J'étais jeudi à Marcoule, joyeux centre de R&D du CEA et site industriel d'Aréva.

Badge

L'image est trompeuse, je n'y étais pas en tant que représentant syndical. CTFC, dans mon cas, veut dire Consolidated Fuel Treatment Center. C'est, en français, une usine de retraitement du combustible nucléaire usé. Bref, une usine comme à la Hague.

Les Américains projettent d'en construire une. Aréva aimerait bien être dans le coup. Quant à moi, je me retrouve depuis peu embarqué dans ce joli projet ; du côté de la coordination ingénierie[1]. Enfin, pour l'instant, j'apprends.

J'apprends des choses sur l'économie des différentes stratégies de gestion du combustible irradié. J'apprends les procédés et technologies de recyclage[2]. J'apprends le contexte -hautement politique- qui encadre ces problématiques. Et j'apprends comment Aréva mène son projet pour gagner le contrat[3].

Voilà vous savez tout sur ce qui occupe mes journées.

Retournons à Marcoule, puisque mon travail comprend une partie tourisme industriel. C'est là qu'a été construit le premier réacteur nucléaire français -aujourd'hui en cours de démantèlement. C'est là que se situait la première usine de récupération du plutonium (pour usage militaire) transformée par la suite en usine de retraitement du combustible usé -aujourd'hui en cours de démantèlement. C'est là que se trouve Phénix, le premier réacteur à neutrons rapides français -qui tournera jusqu'en 2008.

C'est aussi là que se trouve Mélox, la première usine dédiée à la fabrication du Mox -un combustible pour centrales nucléaires utilisant du plutonium au lieu d'uranium- que je visitais jeudi.

Comment vous décrire[4] Mélox ? Imaginez Beaubourg. Un gros batiment parallèlépipédique avec plein de tuyaux colorés apparents à l'extérieur. Et bien, Mélox, c'est la même chose, en plus petit et avec les tuyaux à l'intérieur.

Pour entrer sur le site, il faut être attendu -et il faut que le vigile soit au courant. Au second poste de garde, on vous remet un badge contre une pièce d'identité. Ensuite, vous pouvez franchir une barrière sandwich (grillage - barbelé - fil électrifié - barbelé - grillage). Puis direction vestiaire. Une fois encore, j'ai revêtu l'habit de lumière.

Oui, bon, façon de parler.

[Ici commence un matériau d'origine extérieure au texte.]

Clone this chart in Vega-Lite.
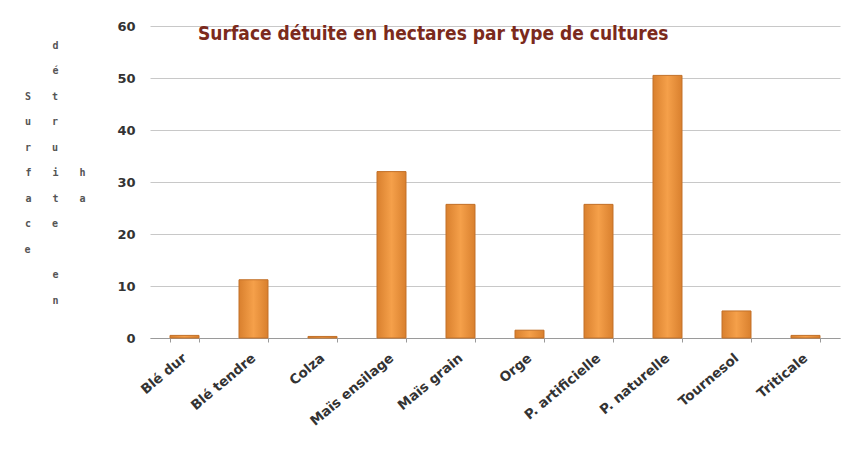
{
  "$schema": "https://vega.github.io/schema/vega-lite/v6.json",
  "width": 690,
  "height": 312,
  "autosize": {"type": "none"},
  "padding": {"left": 150, "top": 26, "right": 4, "bottom": 112},
  "background": "white",
  "title": {
    "text": "Surface détuite en hectares par type de cultures",
    "anchor": "start",
    "frame": "group",
    "dx": 48,
    "offset": -33,
    "baseline": "middle",
    "font": "Liberation Sans Narrow, DejaVu Sans Condensed, Roboto Condensed, Roboto, sans-serif",
    "fontSize": 19,
    "fontWeight": "bold",
    "color": "#7B2A1C"
  },
  "data": {
    "values": [
      {"culture": "Blé dur", "surface": 0.5},
      {"culture": "Blé tendre", "surface": 11.2},
      {"culture": "Colza", "surface": 0.3},
      {"culture": "Maïs ensilage", "surface": 32},
      {"culture": "Maïs grain", "surface": 25.7},
      {"culture": "Orge", "surface": 1.5},
      {"culture": "P. artificielle", "surface": 25.7},
      {"culture": "P. naturelle", "surface": 50.5},
      {"culture": "Tournesol", "surface": 5.2},
      {"culture": "Triticale", "surface": 0.5}
    ]
  },
  "mark": {
    "type": "bar",
    "fill": {
      "gradient": "linear", "x1": 0, "x2": 1, "y1": 0, "y2": 0,
      "stops": [
        {"offset": 0, "color": "#D9802E"},
        {"offset": 0.5, "color": "#F5A04A"},
        {"offset": 1, "color": "#D9802E"}
      ]
    },
    "stroke": "#C27028",
    "strokeWidth": 1
  },
  "encoding": {
    "x": {
      "field": "culture",
      "type": "nominal",
      "sort": null,
      "scale": {"paddingInner": 0.58, "paddingOuter": 0.29},
      "axis": {
        "title": null,
        "labelAngle": -40,
        "labelAlign": "right",
        "labelBaseline": "middle",
        "labelFont": "DejaVu Sans",
        "labelFontSize": 13.5,
        "labelFontWeight": "bold",
        "labelColor": "#333333",
        "labelPadding": 14,
        "domainColor": "#9a9a9a",
        "tickColor": "#9a9a9a",
        "tickBand": "extent",
        "tickSize": 4,
        "grid": false
      }
    },
    "y": {
      "field": "surface",
      "type": "quantitative",
      "scale": {"domain": [0, 60], "nice": false},
      "axis": {
        "values": [0, 10, 20, 30, 40, 50, 60],
        "domain": false,
        "ticks": false,
        "grid": true,
        "gridColor": "#c8c8c8",
        "labelFont": "DejaVu Sans",
        "labelFontSize": 13,
        "labelFontWeight": "bold",
        "labelColor": "#333333",
        "labelPadding": 15,
        "title": [
          "\u2800\u2800\u2800\u2800d\u2800\u2800\u2800\u2800",
          "\u2800\u2800\u2800\u2800é\u2800\u2800\u2800\u2800",
          "S\u2800\u2800\u2800t\u2800\u2800\u2800\u2800",
          "u\u2800\u2800\u2800r\u2800\u2800\u2800\u2800",
          "r\u2800\u2800\u2800u\u2800\u2800\u2800\u2800",
          "f\u2800\u2800\u2800i\u2800\u2800\u2800h",
          "a\u2800\u2800\u2800t\u2800\u2800\u2800a",
          "c\u2800\u2800\u2800e\u2800\u2800\u2800\u2800",
          "e\u2800\u2800\u2800\u2800\u2800\u2800\u2800\u2800",
          "\u2800\u2800\u2800\u2800e\u2800\u2800\u2800\u2800",
          "\u2800\u2800\u2800\u2800n\u2800\u2800\u2800\u2800"
        ],
        "titleAngle": 0,
        "titleAlign": "center",
        "titleBaseline": "top",
        "titleX": -95,
        "titleY": 14,
        "titleFont": "DejaVu Sans Mono",
        "titleFontSize": 10,
        "titleFontWeight": "bold",
        "titleColor": "#555555",
        "titleLineHeight": 25.5
      }
    }
  },
  "config": {"view": {"stroke": null}}
}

Il s'agit d'une combinaison intégrale blanche, avec chaussures de sécurité, masque à gaz et ceinture à détecteur de criticité. Pas très sexy. Cette fois-ci, il n'y avait pas sur le dos la petite fleur de l'entreprise préférée des Français, mais un A ressemblant furieusement à celui d'Autogrill.

Pour entrer dans l'usine proprement dite il baut badger avec un dosimètre électronique. Le décor est ensuite monacal : murs crèmes avec une bande de couleur (qui dépend de la zone qui dépend de la proximité des produits radioactifs). Au plafond, des tuyaux et des fils électriques.

Dans cette usine, on mélange de la poudre d'oxyde de plutonium à de la poudre d'oxyde d'uranium. On presse pour obtenir des pastilles. On met les pastilles dans des tubes et on regroupe les tubes. En entrée, des produits du recyclage de combustible usé. En sortie, des assemblages de combustible tout neufs. Le pilotage est centralisé dans une salle de commande : on peut y voir la poudre avancer...

Toutes les étapes du processus sont enfermées dans des boites à gants. Ce sont des boites étanches en verre renforcé au kevlar. De nombreuses trappes permettent d'agir sur l'intérieur de la boite tout en restant à l'intérieur via un gant -qui est solidaire de la paroi de la boite. C'est clair ? Bon, c'est comme dans les films où l'on manipule des produits chimiques...

A chaque fois que l'on quitte une salle, il faut mesurer sa radioactivité sur les mains et les pieds (pour vérifier qu'on ne risque pas d'emporter des particules radioactives et donc contaminer l'extérieur).

Il faut bien l'avouer, c'est moins impressionant qu'une centrale nucléaire, mais bon, je pourrais dire que j'ai touché un assemblage de mox (en espérant que ça en jette dans les salons à la mode).

Notes

[1] Ca veut dire que je -enfin je... pas moi... pas tout seul... c'est un je collectif- doit faire travailler des gens de r&D et d'ingénierie, de France des US et du Japon, pour obtenir une usine qui marche, pas trop chère de préférence.

[2] Avec un peu de courage, ça pourrait faire des notes intéressantes.

[3] Ca par contre, pour d'obscures raisons -confidentialité, politesse, discrétion...-, je n'en parlerai pas sur cette page. Et pourtant, j'en aurais des choses à dire.

[4] Les apareils photo sont interdits dans ce genre d'installation.